Figure 3. Trapping Syt4 in presynaptic boutons reveals absence of endogenous Syt4 in postsynaptic muscles

(A–C) 3^rd-instar larval NMJ branches at muscles 6 or 7 (A3) in larvae expressing both Evi-GFP and Syt4-Myc in neurons labeled with antibodies to (A) GFP, Myc and HRP; (B) GFP, Myc and HRS; (C) GFP, Syt4 (labeling both endogenous and transgenic Syt4), and HRP. Calibration bar is 6.5 µm. (D) Co-immunoprecipitation of Evi-GFP by Myc antibodies from body wall muscle and CNS extracts obtained from larvae expressing both Evi-GFP and Syt4-Myc in neurons. Numbers at the right= molecular weight in kDa. IgG-HC= IgG heavy chain. Also see Figure SF3A–C.

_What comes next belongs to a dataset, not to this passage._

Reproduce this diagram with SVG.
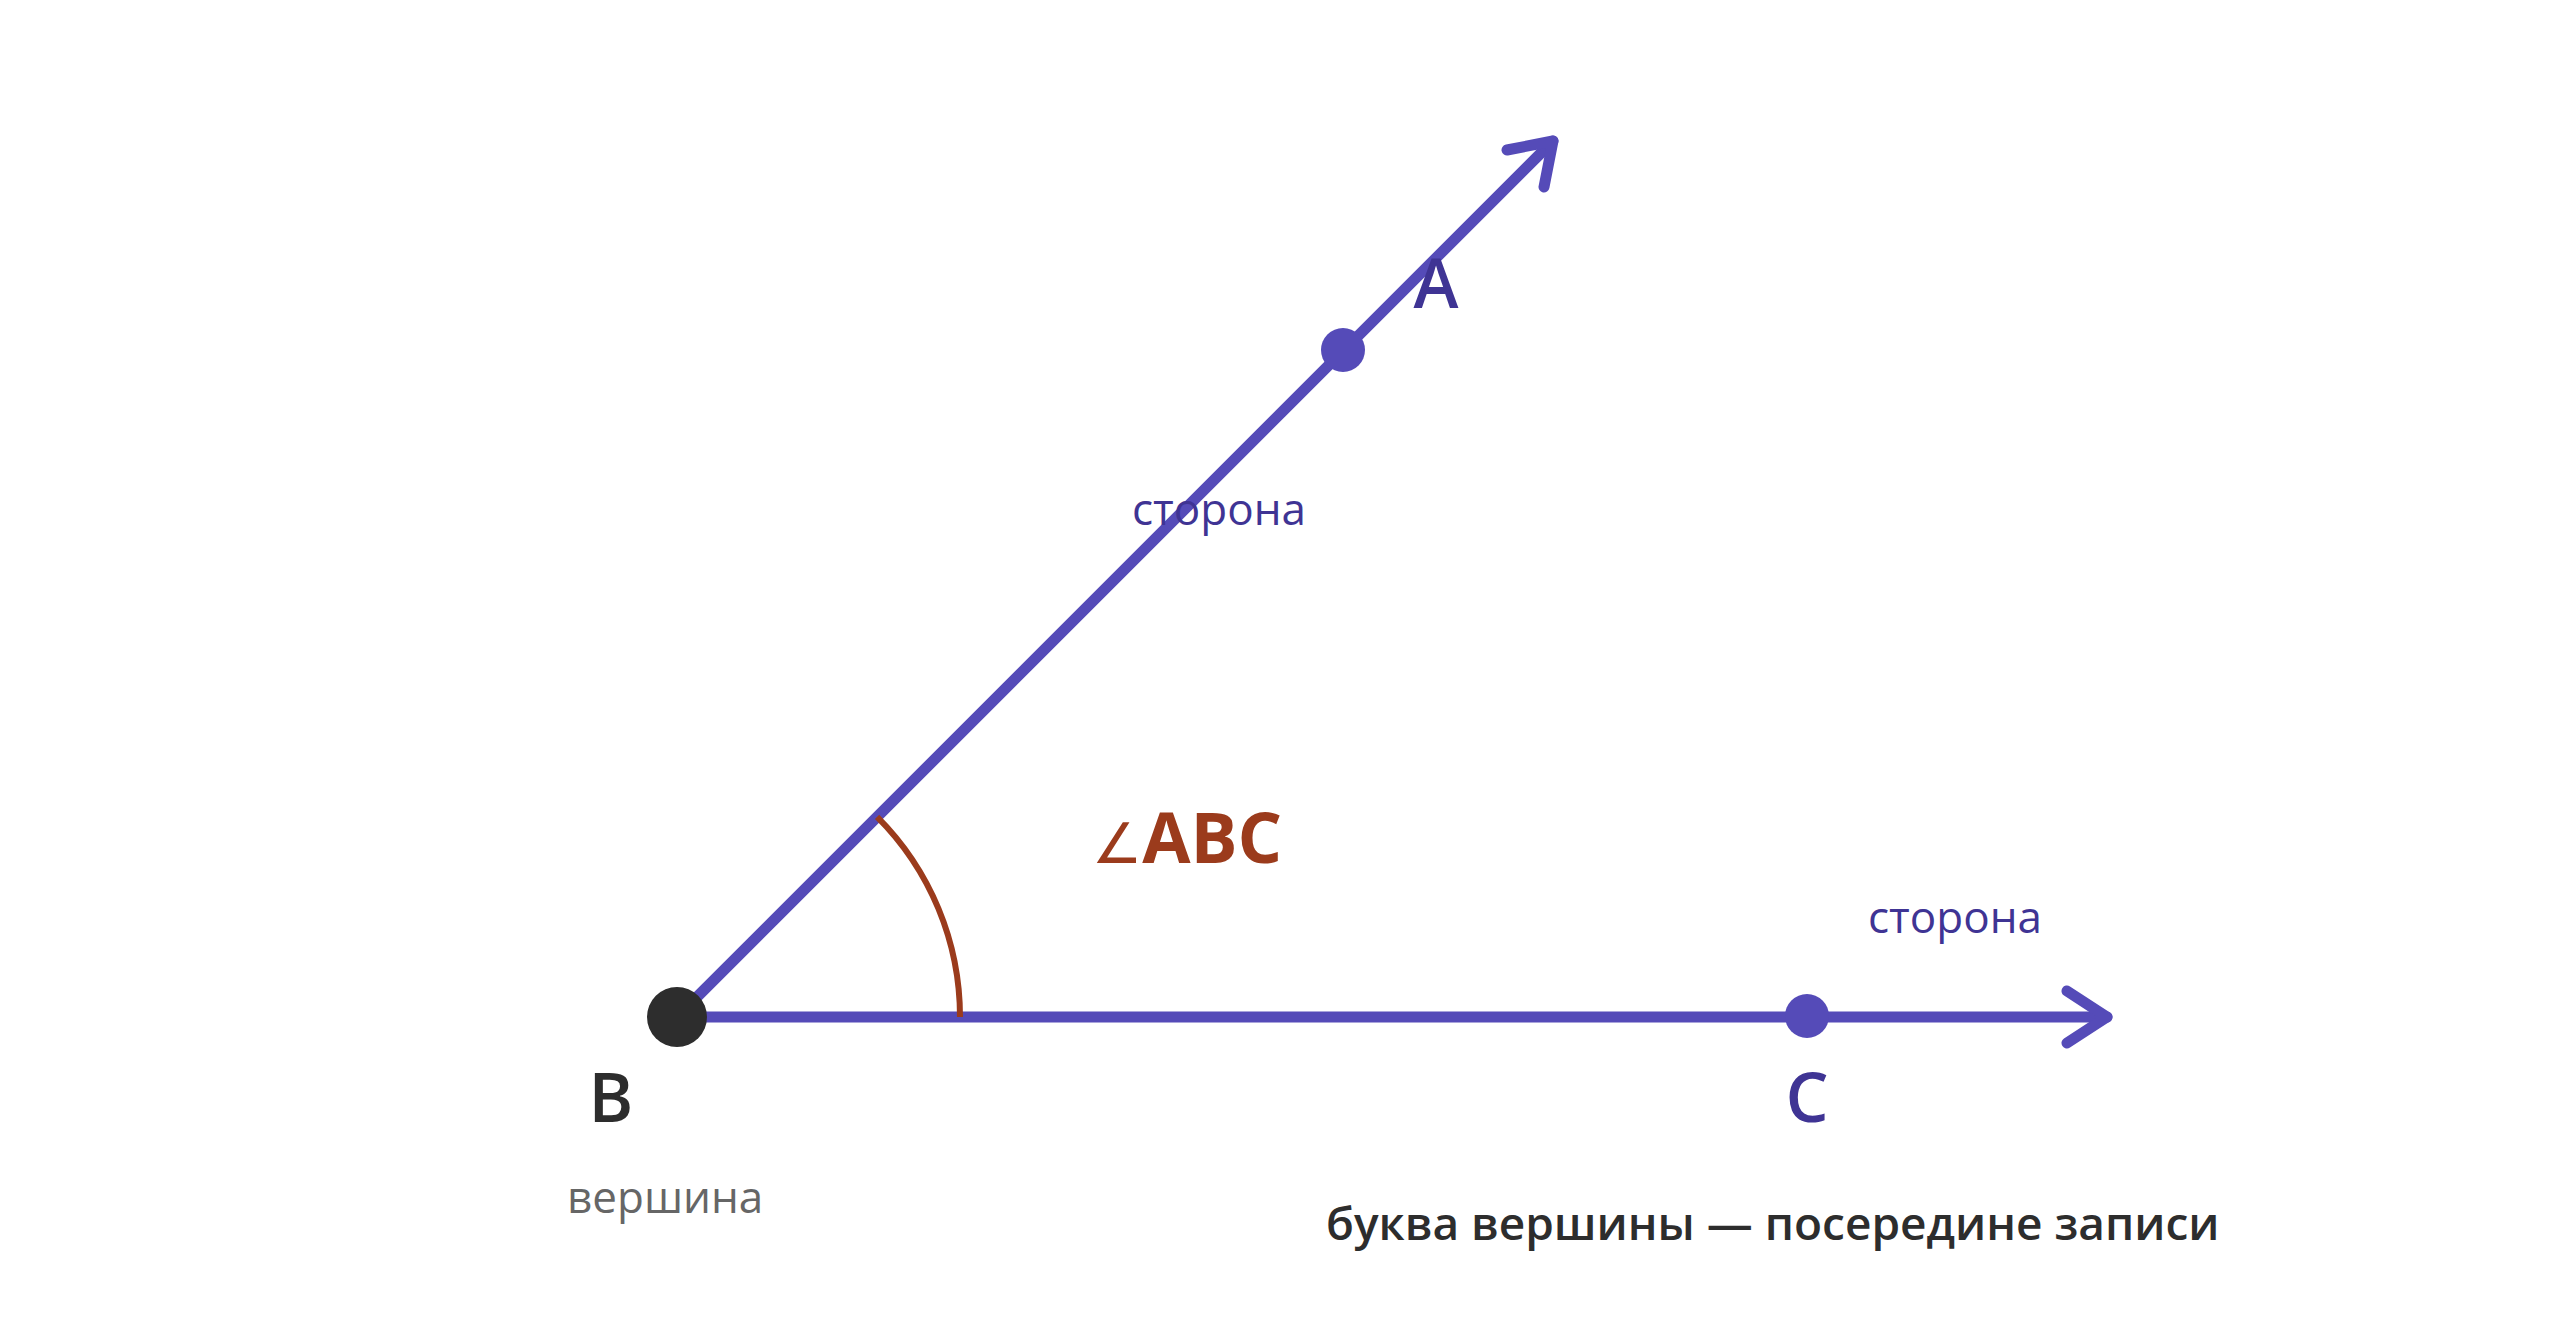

Figure 4. Syt4 is present in purified S2 cell exosomes and purified exosomes from Syt4-HA S2 cells are taken up by S2 cells, primary myoblast cell cultures and a neuronal cell line

(A,B) Electron micrographs of purified, permeabilized, and negatively stained exosome fraction from the culture medium of (A) Evi-GFP-S2 cells labeled with anti-GFP, and (B) Syt4-HA-S2 cells labeled with anti-HA. Also see Figure SF4. (C–E) S2 cells labeled with (C,D) anti-V5 and mCherry in co-cultures of Syt4-V5-S2 and mCherry-S2 cells. In (C) both a Syt4-V5 transfected and a mCherry transfected cell are observed. Note that V5 positive puncta are visualized within the mCherry cell, suggesting that Syt4-V5 is transferred transcellularly. In (D) a mCherry cell from the co-culture in (C) is shown, demonstrating the presence of transferred Syt4-V5 puncta. (E) Shows the transfer of Evi-GFP and/or Syt4 containing puncta to an untransfected cell, from S2 cells co-expressing Evi-GFP and untagged Syt4. (F,G) Confocal image of (F) myotubes from gastrula embryos and (G) cells from a Drosophila neuronal cell line, incubated with purified exosome fraction from Syt4-HA-S2 cells, labeled with (F, G) fluorescently conjugated concanavalin A (ConA) to stain membranes, and anti-HA, as well as (F) fluorescent phalloidin to label myofibrils. Calibration bar is 0.17µm for A,B; 12µm for C–E, 15µm for F and 8µm for G.